2. Reasonable Suspicion

{19} The purpose of a protective frisk for weapons is to allow an officer to conduct an investigation without fear of violence. Ingram, 1998-NMCA-177, ¶ 6. A protective frisk seizure is justified if an officer has a sufficient degree of articulable and reasonable suspicion that the person being seized is both armed and dangerous. Vandenberg, 2003-NMSC-030, ¶¶21, 22. The objective standard applied is whether a reasonable, well-trained officer would fear for his or her safety based on the belief that the suspect may be armed and dangerous. Id. ¶ 23. “[T]he officer need not be absolutely certain that the individual is armed; the issue is whether a reasonably prudent [officer] in the circumstances would be warranted in the belief that his safety or that of others was in danger.” Id. (alteration in original) *133(internal quotation marks and citation omitted). If it could be found that reasonable people might differ, the courts have deferred in favor of “the officer’s good judgment.” Id. (internal quotation marks and citations omitted). In suppressing the evidence, the district court determined that the State did not meet its burden of showing reasonable suspicion. We disagree and hold that Officer Feist did have reasonable suspicion that Defendant was armed and dangerous.
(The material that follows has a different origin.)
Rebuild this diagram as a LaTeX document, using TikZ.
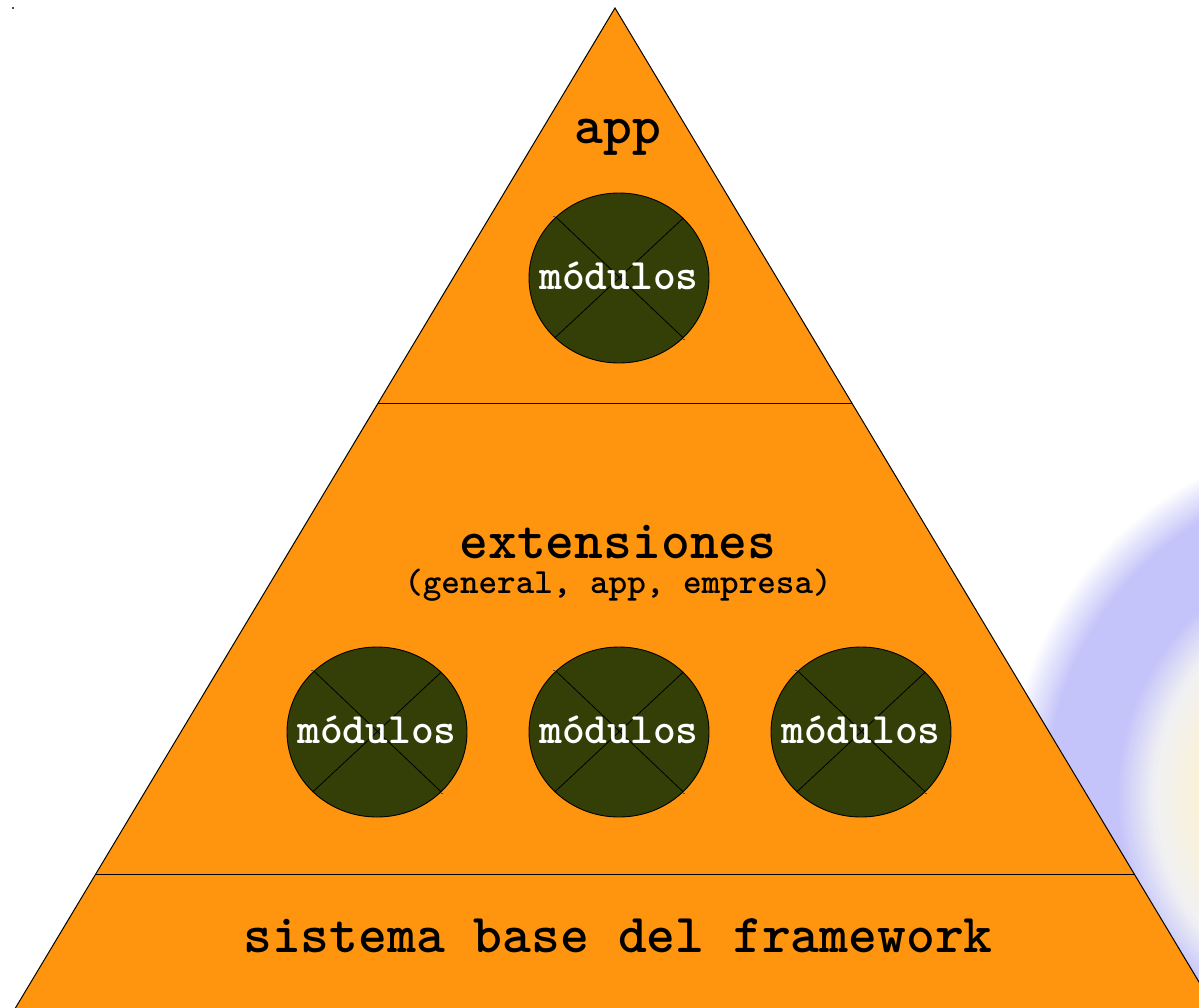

{20} Under Terry, there are two grounds upon which an officer may base reasonable suspicion: (1) that the suspect may be armed and dangerous and (2) that the suspect may have committed or is committing a crime. See 392 U.S. at 10, 88 S.Ct. 1868. Defendant argues that the officers had no reasonable suspicion that Defendant had committed or was committing a crime. This argument was not preserved below and therefore will not be considered on appeal. State v. Keener, 97 N.M. 295, 298, 639 P.2d 582, 585 (Ct.App.1981) (holding that an issue not raised in the district court level could not be considered on appeal).
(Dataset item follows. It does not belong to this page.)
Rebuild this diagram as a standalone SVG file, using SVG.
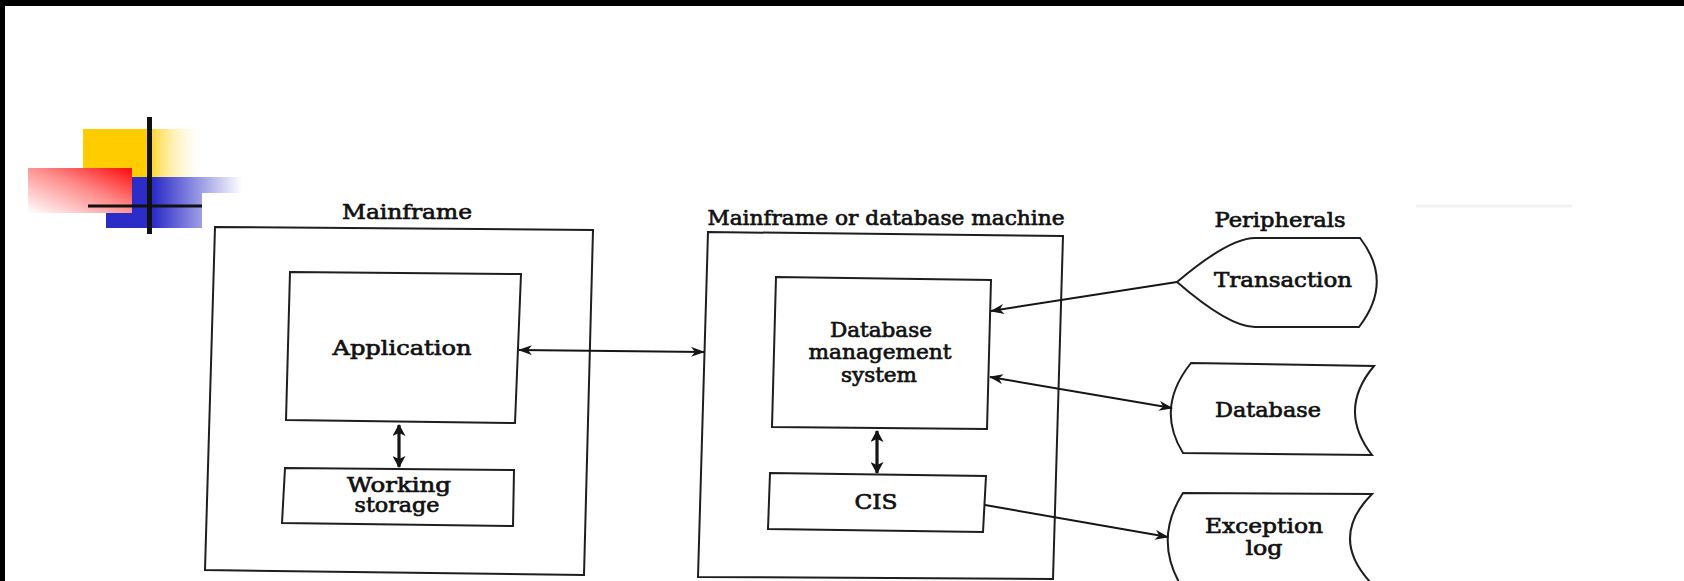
<svg xmlns="http://www.w3.org/2000/svg" width="1684" height="581" viewBox="0 0 1684 581">
  <defs>
    <style>
      .box { fill: none; stroke: #1e1e1e; stroke-width: 2; stroke-linejoin: miter; }
      .lbl { font-family: "DejaVu Serif", "Liberation Serif", serif; font-size: 19.5px; fill: #111; stroke: #111; stroke-width: 0.65; text-anchor: middle; }
      .link { fill: none; stroke: #151515; stroke-width: 2; }
      .link-thick { fill: none; stroke: #151515; stroke-width: 3.2; }
    </style>
    <marker id="head" viewBox="0 0 14 10" refX="13" refY="5" markerWidth="14" markerHeight="10" markerUnits="userSpaceOnUse" orient="auto-start-reverse">
      <path d="M0,0 L14,5 L0,10 L4,5 Z" fill="#151515"/>
    </marker>
    <marker id="head-big" viewBox="0 0 12 13" refX="11" refY="6.5" markerWidth="12" markerHeight="13" markerUnits="userSpaceOnUse" orient="auto-start-reverse">
      <path d="M0,0 L12,6.5 L0,13 L3,6.5 Z" fill="#151515"/>
    </marker>
    <linearGradient id="gYellow" x1="0" y1="0" x2="1" y2="0">
      <stop offset="0" stop-color="#ffcc00"/>
      <stop offset="0.5" stop-color="#ffcc00"/>
      <stop offset="1" stop-color="#ffffff" stop-opacity="0"/>
    </linearGradient>
    <linearGradient id="gBlue" gradientUnits="userSpaceOnUse" x1="106" y1="0" x2="242" y2="0">
      <stop offset="0" stop-color="#2a2ac6"/>
      <stop offset="0.35" stop-color="#2c2cc8"/>
      <stop offset="1" stop-color="#ffffff"/>
    </linearGradient>
    <linearGradient id="gRed" x1="1" y1="0" x2="0" y2="1">
      <stop offset="0" stop-color="#ff0a0a"/>
      <stop offset="0.45" stop-color="#ff8a8a"/>
      <stop offset="1" stop-color="#ffffff"/>
    </linearGradient>
  </defs>

  <rect width="1684" height="581" fill="#ffffff"/>
  <!-- dark frame edges -->
  <rect x="0" y="0" width="1684" height="6" fill="#000"/>
  <rect x="0" y="0" width="5" height="581" fill="#000"/>
  <line x1="1416" y1="206" x2="1572" y2="206" stroke="#f2f2f2" stroke-width="3"/>

  <!-- corner emblem -->
  <g id="emblem">
    <rect x="83" y="129" width="124" height="48" fill="url(#gYellow)"/>
    <rect x="132" y="177" width="110" height="16" fill="url(#gBlue)"/>
    <rect x="106" y="177" width="96" height="51" fill="url(#gBlue)"/>
    <rect x="28" y="168" width="104" height="45" fill="url(#gRed)"/>
    <rect x="147" y="117" width="5" height="117" fill="#111"/>
    <rect x="88" y="204.5" width="114" height="3" fill="#111"/>
  </g>

  <!-- Mainframe -->
  <g id="mainframe">
    <polygon class="box" points="215,227 593,230 584,575 205,570"/>
    <text class="lbl" x="407" y="219" textLength="130" lengthAdjust="spacingAndGlyphs">Mainframe</text>
  </g>
  <g id="application">
    <polygon class="box" points="290,272 521,274 515,423 286,420"/>
    <text class="lbl" x="402" y="355" textLength="139" lengthAdjust="spacingAndGlyphs">Application</text>
  </g>
  <g id="working-storage">
    <polygon class="box" points="285,468 514,470 513,526 282,523"/>
    <text class="lbl" x="399" y="492" textLength="104" lengthAdjust="spacingAndGlyphs">Working</text>
    <text class="lbl" x="397" y="512" textLength="85" lengthAdjust="spacingAndGlyphs">storage</text>
  </g>

  <!-- Mainframe or database machine -->
  <g id="db-machine">
    <polygon class="box" points="708,232 1063,236 1053,579 698,577"/>
    <text class="lbl" x="886" y="225" textLength="357" lengthAdjust="spacingAndGlyphs">Mainframe or database machine</text>
  </g>
  <g id="dbms">
    <polygon class="box" points="776,277 991,280 987,429 772,427"/>
    <text class="lbl" x="881" y="337" textLength="102" lengthAdjust="spacingAndGlyphs">Database</text>
    <text class="lbl" x="880" y="359" textLength="143" lengthAdjust="spacingAndGlyphs">management</text>
    <text class="lbl" x="879" y="382" textLength="76" lengthAdjust="spacingAndGlyphs">system</text>
  </g>
  <g id="cis">
    <polygon class="box" points="770,473 986,476 983,532 768,529"/>
    <text class="lbl" x="876" y="509" textLength="43" lengthAdjust="spacingAndGlyphs">CIS</text>
  </g>

  <!-- Peripherals -->
  <g id="peripherals-title">
    <text class="lbl" x="1280" y="227" textLength="131" lengthAdjust="spacingAndGlyphs">Peripherals</text>
  </g>
  <g id="transaction">
    <path class="box" d="M1177,282 Q1229,238 1255,238 L1360,238 Q1394,282 1359,327 L1255,327 Q1229,327 1177,282 Z"/>
    <text class="lbl" x="1283" y="287" textLength="138" lengthAdjust="spacingAndGlyphs">Transaction</text>
  </g>
  <g id="database">
    <path class="box" d="M1191,363 L1374,366 Q1337,410 1372,455 L1183,453 Q1155,408 1191,363 Z"/>
    <text class="lbl" x="1268" y="417" textLength="106" lengthAdjust="spacingAndGlyphs">Database</text>
  </g>
  <g id="exception-log">
    <path class="box" d="M1183,493 L1372,494 Q1328,538 1372,584 L1180,584 Q1154,538 1183,493 Z"/>
    <text class="lbl" x="1264" y="533" textLength="118" lengthAdjust="spacingAndGlyphs">Exception</text>
    <text class="lbl" x="1264" y="555" textLength="37" lengthAdjust="spacingAndGlyphs">log</text>
  </g>

  <!-- connectors -->
  <g id="connectors">
    <line class="link" x1="519" y1="350" x2="704" y2="352" marker-start="url(#head)" marker-end="url(#head)"/>
    <line class="link-thick" x1="399" y1="425" x2="399" y2="467" marker-start="url(#head-big)" marker-end="url(#head-big)"/>
    <line class="link-thick" x1="877" y1="431" x2="877" y2="473" marker-start="url(#head-big)" marker-end="url(#head-big)"/>
    <line class="link" x1="1177" y1="282" x2="991" y2="311" marker-end="url(#head)"/>
    <line class="link" x1="990" y1="377" x2="1172" y2="408" marker-start="url(#head)" marker-end="url(#head)"/>
    <line class="link" x1="985" y1="505" x2="1168" y2="537" marker-end="url(#head)"/>
  </g>
</svg>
{21} We now turn to Vandenberg, in which the officer testified in detail about the suspect’s movements — from the drumming of his fingers, to the constant looking at the officer through his rear-view mirror, to the suspect’s emotional response when the officer announced the intent to protectively frisk him. 2003-NMSC-030, ¶¶9, 29, 30. The officer further testified how each of these actions led him to become more and more suspicious that the suspect was armed and dangerous. Id. ¶¶ 29-30. Accordingly, our Supreme Court held that an officer’s specific observations of a suspect, along with specific and substantial safety concerns based on those observations, were sufficient to constitute reasonable suspicion. Id. ¶ 30.
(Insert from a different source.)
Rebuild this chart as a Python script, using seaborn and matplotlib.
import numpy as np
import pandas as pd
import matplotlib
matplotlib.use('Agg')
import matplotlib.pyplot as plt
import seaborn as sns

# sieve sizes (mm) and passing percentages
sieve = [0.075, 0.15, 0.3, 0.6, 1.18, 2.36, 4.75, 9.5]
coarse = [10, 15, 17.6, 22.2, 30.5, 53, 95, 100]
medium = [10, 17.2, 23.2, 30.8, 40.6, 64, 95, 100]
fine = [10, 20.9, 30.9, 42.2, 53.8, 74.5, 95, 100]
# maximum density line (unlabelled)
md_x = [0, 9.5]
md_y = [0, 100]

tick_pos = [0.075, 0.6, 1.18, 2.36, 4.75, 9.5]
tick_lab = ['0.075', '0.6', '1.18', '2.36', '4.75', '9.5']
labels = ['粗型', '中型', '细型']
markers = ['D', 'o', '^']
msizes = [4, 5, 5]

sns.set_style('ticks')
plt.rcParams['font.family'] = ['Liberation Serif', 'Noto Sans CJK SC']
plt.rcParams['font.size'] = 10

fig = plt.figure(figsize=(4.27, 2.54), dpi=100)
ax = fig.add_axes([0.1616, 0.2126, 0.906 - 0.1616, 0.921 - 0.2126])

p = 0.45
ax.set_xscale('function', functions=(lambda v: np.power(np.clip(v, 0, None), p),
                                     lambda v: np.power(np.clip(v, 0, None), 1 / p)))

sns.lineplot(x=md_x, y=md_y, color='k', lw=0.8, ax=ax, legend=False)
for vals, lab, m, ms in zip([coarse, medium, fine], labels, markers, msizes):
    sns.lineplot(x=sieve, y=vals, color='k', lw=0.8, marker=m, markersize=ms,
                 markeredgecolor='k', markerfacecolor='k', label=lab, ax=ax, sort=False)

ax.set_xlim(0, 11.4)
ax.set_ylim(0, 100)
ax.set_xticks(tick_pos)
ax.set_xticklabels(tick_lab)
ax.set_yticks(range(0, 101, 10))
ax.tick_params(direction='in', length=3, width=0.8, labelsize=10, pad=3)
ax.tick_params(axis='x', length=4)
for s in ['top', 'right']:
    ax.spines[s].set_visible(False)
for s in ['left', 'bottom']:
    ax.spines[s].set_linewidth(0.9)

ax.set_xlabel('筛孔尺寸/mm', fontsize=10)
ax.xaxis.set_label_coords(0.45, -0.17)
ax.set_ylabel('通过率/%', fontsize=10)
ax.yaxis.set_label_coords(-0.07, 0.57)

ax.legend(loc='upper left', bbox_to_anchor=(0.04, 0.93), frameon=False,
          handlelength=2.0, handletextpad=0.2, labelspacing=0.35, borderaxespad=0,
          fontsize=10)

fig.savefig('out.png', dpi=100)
{22} We also look to United States v. Harris, a Tenth Circuit Court of Appeals ease. The facts in Harris are similar to those before us. The defendant had his hands in the pockets of his jeans and was acting nervously. 313 F.3d 1228, 1236 (10th Cir.2002). Fearing that the defendant might be concealing a weapon, the police officer requested the defendant to remove his hands from his pockets. Id. The defendant refused and the officer seized him for a protective frisk. Id. The Tenth Circuit determined that the officer was reasonably justified in believing that the defendant was armed and dangerous. Id. Along these lines, the State argues that Officer Feist had reasonable suspicion because (1) Defendant had a history of cooperation with law enforcement and yet was resistant in this case, (2) Defendant refused to remove his hand from his pocket while he was in close proximity to Officer Nelson, and (3) both officers testified in detail about Defendant’s actions and their resulting concerns.

{23} In response, Defendant contends that the State failed to establish that Officer Feist had reasonable suspicion that Defendant was armed and dangerous. To support this argument, Defendant points out that (1) he had no history of violence toward the officers and (2) no facts established in the trial court support an articulable belief that Defendant was violent or dangerous at the time of the incident. Defendant argues that the State’s contentions about officer safety are too broad and general and that rather than justifying Officer Feist’s physical touching of Defendant, the safety concerns are merely inarticulate hunches, which do not provide a basis for reasonable suspicion. For support, Defendant cites cases holding that officers need to articulate facts which establish potential danger. See Sibron v. N.Y., 392 U.S. 40, 62, 88 S.Ct. 1889, 20 L.Ed.2d 917 (1968) (observing that the act of a suspect speaking with a number of known drug addicts was not a sufficient articulated reason for reasonably believing the suspect was armed and dangerous); Vandenberg, 2003-NMSC-030, ¶¶8-9, 29-30 (finding that reasonable suspicion existed when the suspect acted nervously, drummed his fingers on the roof of the ear, looked in his rear view mirror at the officer constantly, repeatedly rolling his windows down and up, and became more nervous when asked if he had any weapons in the car); State v. Haddenham, 110 N.M. 149, 154, 793 P.2d 279, 284 (Ct.App.1990) (holding that reasonable suspicion did exist when the suspect was severely intoxicated, had harassed a store clerk, was acting hostile to*134wards the officer, and had a previous record of causing disturbances).

{24} We conclude that given the totality of the circumstances, Officer Feist was justified in his seizure of Defendant’s hand. Both officers testified explicitly as to their nervousness for their safety because Defendant had complied with their requests in the past and yet was not compliant in this instance and because he was in close proximity to Officer Nelson. Further, the officers were aware that Defendant was known to maybe carry a poeketknife, a weapon that Defendant could have used to cause serious injury to the officer. Taken together, these facts provide a reasonable basis for Officer Feist’s belief that Defendant may have been armed and dangerous. The preciseness of the testimony given refutes Defendant’s argument that the officers had only an inarticulate hunch and could not articulate their specific safety concerns regarding Defendant.

{25} Defendant also cites State v. Cobbs, 103 N.M. 623, 630, 711 P.2d 900, 907 (Ct.App.1985), contending that the State bears a heavier burden to show articulated facts because Defendant was suspected of a nonviolent offense.

{26} We agree with the holding in Cobbs that the nature of the suspected crime is considered as a factor in order to determine reasonable suspicion. Id. at 626, 711 P.2d at 903. Nevertheless, the officers provided sufficient facts to establish reasonable suspicion, regardless of the nature of the suspected crime. As a result, we need not consider this argument further.

IY. CONCLUSION

{27} We reverse the district court’s grant of Defendant’s motion to suppress and remand for further proceedings consistent with this opinion.

{28} IT IS SO ORDERED.

WE CONCUR: IRA ROBINSON and RODERICK T. KENNEDY, Judges.